Bradford & Bingley believe that 2006 will see the housing market remain strong with the buy-to-let, self-cert and lifetime markets growing faster than the mainstream.
Mark Stevens, managing director of strategy at Bradford & Bingley, says: Economic data throughout much of the 2005 has recorded weak growth and sluggish consumer spending much to the frustration of the beleaguered high street. The cut in base rate in August signified a turn in the interest rate cycle after two years of tightening, however, the jump in inflation and rise in oil prices over recent months has meant the MPC has kept base rate steady at 4.5%.
The housing and mortgage markets have shown good recovery in the second half of the year. Housing transactions and mortgage completions have increased steadily from the lows seen at the start of 2005, boosted by borrowers confidence levels. Mortgage affordability is still good and will continue to be supported by low and stable interest rates and reduced levels of house price inflation.
Stevens adds: The fundamentals that support the housing market should remain strong for the foreseeable future. Unemployment and interest rates are low compared to historic levels and can be expected to remain stable. The housing and mortgage markets are also expected to be stable next year. Relatively buoyant after the downturn at the end of last year, we anticipate this higher level of activity to be maintained and, perhaps, show a further modest increase. We also expect that the specialist lending markets of buy-to-let, self-cert and lifetime will grow faster than the mainstream mortgage market.

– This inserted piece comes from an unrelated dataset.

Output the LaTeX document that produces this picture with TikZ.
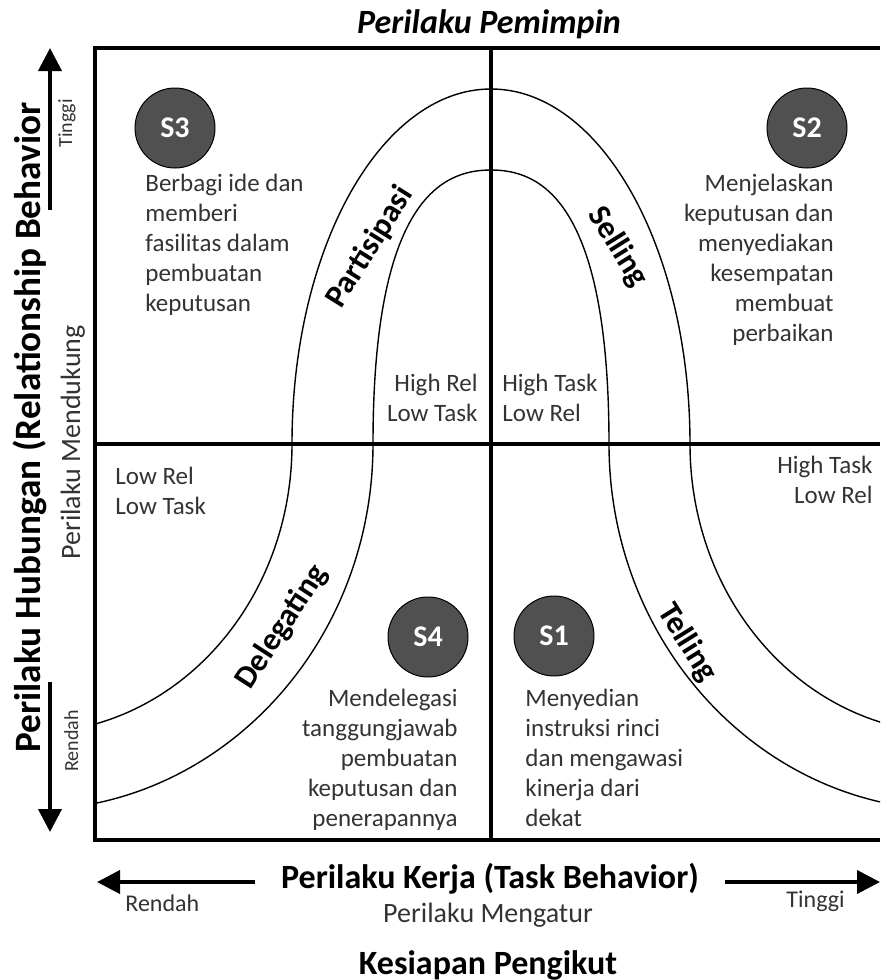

Bradford & Bingley predicts there will be a 0.25% cut in base rate in the first half of next year which will further stimulate activity. It considers that the only reason for the Bank of England to raise interest rates again would be if the economy, and the housing market in particular, were to prove much more robust than expected.
Stevens says: This stability in the market is reflected in our forecasts for house prices which we predict will end 2006 around 2% to 3% higher than they are now.